So I am exploring using a logistic regression model to predict the probability of a shot resulting in a goal. I have two predictors but for simplicity lets assume I have one predictor: distance from the goal. When doing some data exploration I decided to investigate the relationship between distance and the result of a goal. I did this graphical by splitting the data into equal size bins and then taking the mean of all the results (0 for a miss and 1 for a goal) within each bin. Then I plotted the average distance from goal for each bin vs the probability of scoring. I did this in python
#use the seaborn library to inspect the distribution of the shots by result (goal or no goal)
fig, axes = plt.subplots(1, 2,figsize=(11, 5))
#first we want to create bins to calc our probability
#pandas has a function qcut that evenly distibutes the data
#into n bins based on a desired column value
df['Goal']=df['Goal'].astype(int)
df['Distance_Bins'] = pd.qcut(df['Distance'],q=50)
#now we want to find the mean of the Goal column(our prob density) for each bin
#and the mean of the distance for each bin
dist_prob = df.groupby('Distance_Bins',as_index=False)['Goal'].mean()['Goal']
dist_mean = df.groupby('Distance_Bins',as_index=False)['Distance'].mean()['Distance']
dist_trend = sns.scatterplot(x=dist_mean,y=dist_prob,ax=axes[0])

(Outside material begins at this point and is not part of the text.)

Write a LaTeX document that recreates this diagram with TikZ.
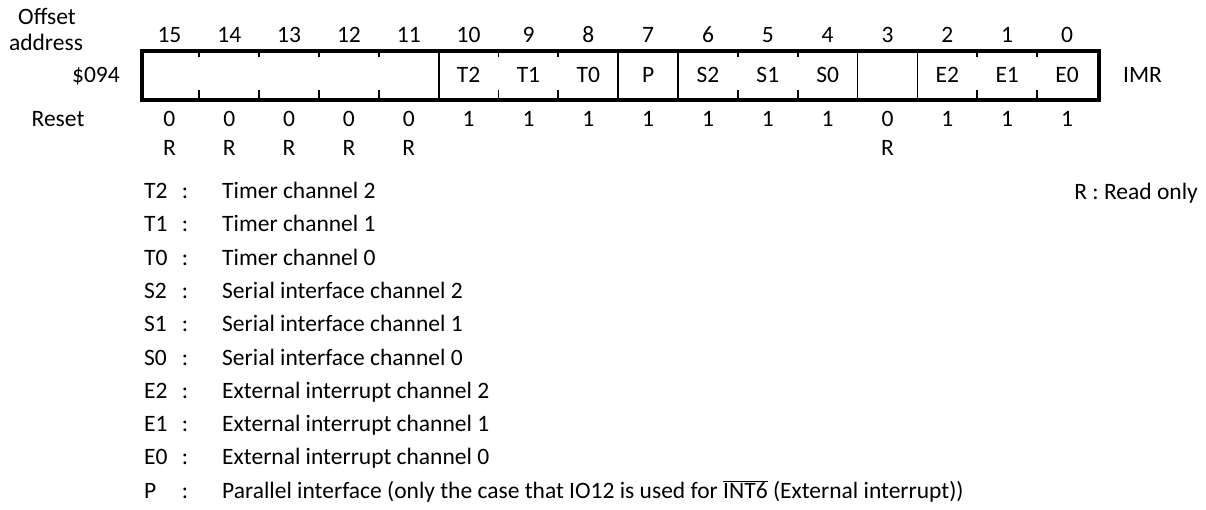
\documentclass[tikz,border=0pt]{standalone}
\usepackage{fontspec}
\setmainfont{Carlito}
\begin{document}
\begin{tikzpicture}[x=1pt,y=-1pt,
  every node/.style={font=\fontsize{23.5}{28}\selectfont, inner sep=0pt},
  frame/.style={line width=4pt},
  sepline/.style={line width=1.8pt},
  tickline/.style={line width=1.8pt},
  bitnum/.style={anchor=base},
  cell/.style={anchor=base},
  rst/.style={anchor=base},
  key/.style={anchor=base west},
  desc/.style={anchor=base west}]
\useasboundingbox (0,0) rectangle (1206,510);
\def\Lx{139.5}
\def\Wc{59.84}
\def\Top{49.5}
\def\Bot{98.5}
% register frame
\node[draw, frame, minimum width=957.5pt, minimum height=49pt, anchor=north west] (reg) at (\Lx,\Top) {};
% full separators
\foreach \j in {5,8,9,12,13} {
  \coordinate (st\j) at ({\Lx+\j*\Wc},\Top);
  \coordinate (sb\j) at ({\Lx+\j*\Wc},\Bot);
  \draw[sepline] (st\j) -- (sb\j);
}
% short ticks
\foreach \j in {1,2,3,4,6,7,10,11,14,15} {
  \coordinate (tt\j) at ({\Lx+\j*\Wc},\Top);
  \coordinate (tb\j) at ({\Lx+\j*\Wc},\Bot);
  \draw[tickline] (tt\j) -- ++(0,8);
  \draw[tickline] (tb\j) -- ++(0,-8);
}
% bit numbers
\foreach \b [count=\k from 0] in {15,14,13,12,11,10,9,8,7,6,5,4,3,2,1,0} {
  \node[bitnum] (n\b) at ({\Lx+(\k+0.5)*\Wc},42.5) {\b};
}
% cell labels
\foreach \k/\t in {5/T2,6/T1,7/T0,8/P,9/S2,10/S1,11/S0,13/E2,14/E1,15/E0} {
  \node[cell] (c\k) at ({\Lx+(\k+0.5)*\Wc},82.5) {\t};
}
% reset values
\foreach \v [count=\k from 0] in {0,0,0,0,0,1,1,1,1,1,1,1,0,1,1,1} {
  \node[rst] (r\k) at ({\Lx+(\k+0.5)*\Wc},127) {\v};
}
\foreach \k in {0,1,2,3,4,12} {
  \node[rst] (ro\k) at ({\Lx+(\k+0.5)*\Wc},156) {R};
}
% left labels
\node[anchor=base] (off) at (47,25) {Offset};
\node[anchor=base] (addr) at (46,50.5) {address};
\node[anchor=base east] (adr) at (120,82.5) {\$094};
\node[anchor=base] (reset) at (58,127) {Reset};
\node[anchor=base west] (imr) at (1123,82.5) {IMR};
\node[anchor=base east] (ronly) at (1198,200) {R : Read only};
% legend
\foreach \t/\d [count=\i from 0] in {T2/Timer channel 2,T1/Timer channel 1,T0/Timer channel 0,S2/Serial interface channel 2,S1/Serial interface channel 1,S0/Serial interface channel 0,E2/External interrupt channel 2,E1/External interrupt channel 1,E0/External interrupt channel 0} {
  \node[key] (k\i) at (144,{198.5+33.3*\i}) {\t};
  \node[anchor=base] (col\i) at (185,{198.5+33.3*\i}) {:};
  \node[desc] (d\i) at (222,{198.5+33.3*\i}) {\d};
}
\node[key] (k9) at (144,{198.5+33.3*9}) {P};
\node[anchor=base] (col9) at (185,{198.5+33.3*9}) {:};
\node[desc] (d9) at (222,{198.5+33.3*9}) {Parallel interface (only the case that IO12 is used for $\overline{\hbox{INT6}}$ (External interrupt))};
\end{tikzpicture}
\end{document}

dist_trend.set(xlabel="Avg. Distance of Bin",
ylabel="Probabilty of Goal",
title="Probability of Scoring Based on Distance")
Probability of Scoring Based on Distance
So my question is why would we go through the process of creating a logistic regression model when I could fit a curve to the plot in the image? Would that not provide a function that would predict a probability for a shot with distance x.
I guess the problem would be that we are reducing say 40,000 data point into 50 but I'm not entirely sure why this would be a problem for predict future shot. Could we increase the number of bins or would that just add variability? Is this a case of bias-variance trade off? Im just a little confused about why this would not be as good as a logistic model.
The binning method is a bit more finicky than the logistic regression since you need to try different types of plots to fit the curve (e.g. inverse relationship, log, square, etc.), while for logistic regression you only need to adjust the learning rate to see results.
If you are using one feature (your "Distance" predictor), I wouldn't see much difference between the binning method and the logistic regression. However, when you are using two or more features (I see "Distance" and "Angle" in the image you provided), how would you plan to combine the probabilities for each to make a final 0/1 classification? It can be tricky. For one, perhaps "Distance" is more useful a predictor than "Angle". However, logistic regression does that for you because it can adjust the weights.
Regarding your binning method, if you use fewer bins you might see more bias since the data may be more complicated than you think, but this is not that likely because your data looks quite simple at first glance. However, if you use more bins that would not significantly increase variance, assuming that you fit the curve without varying the order of the curve. If you change the order of the curve you fit, then yes, it will increase variance. However, your data seems like it is amenable to a very simple fit if you go with this method.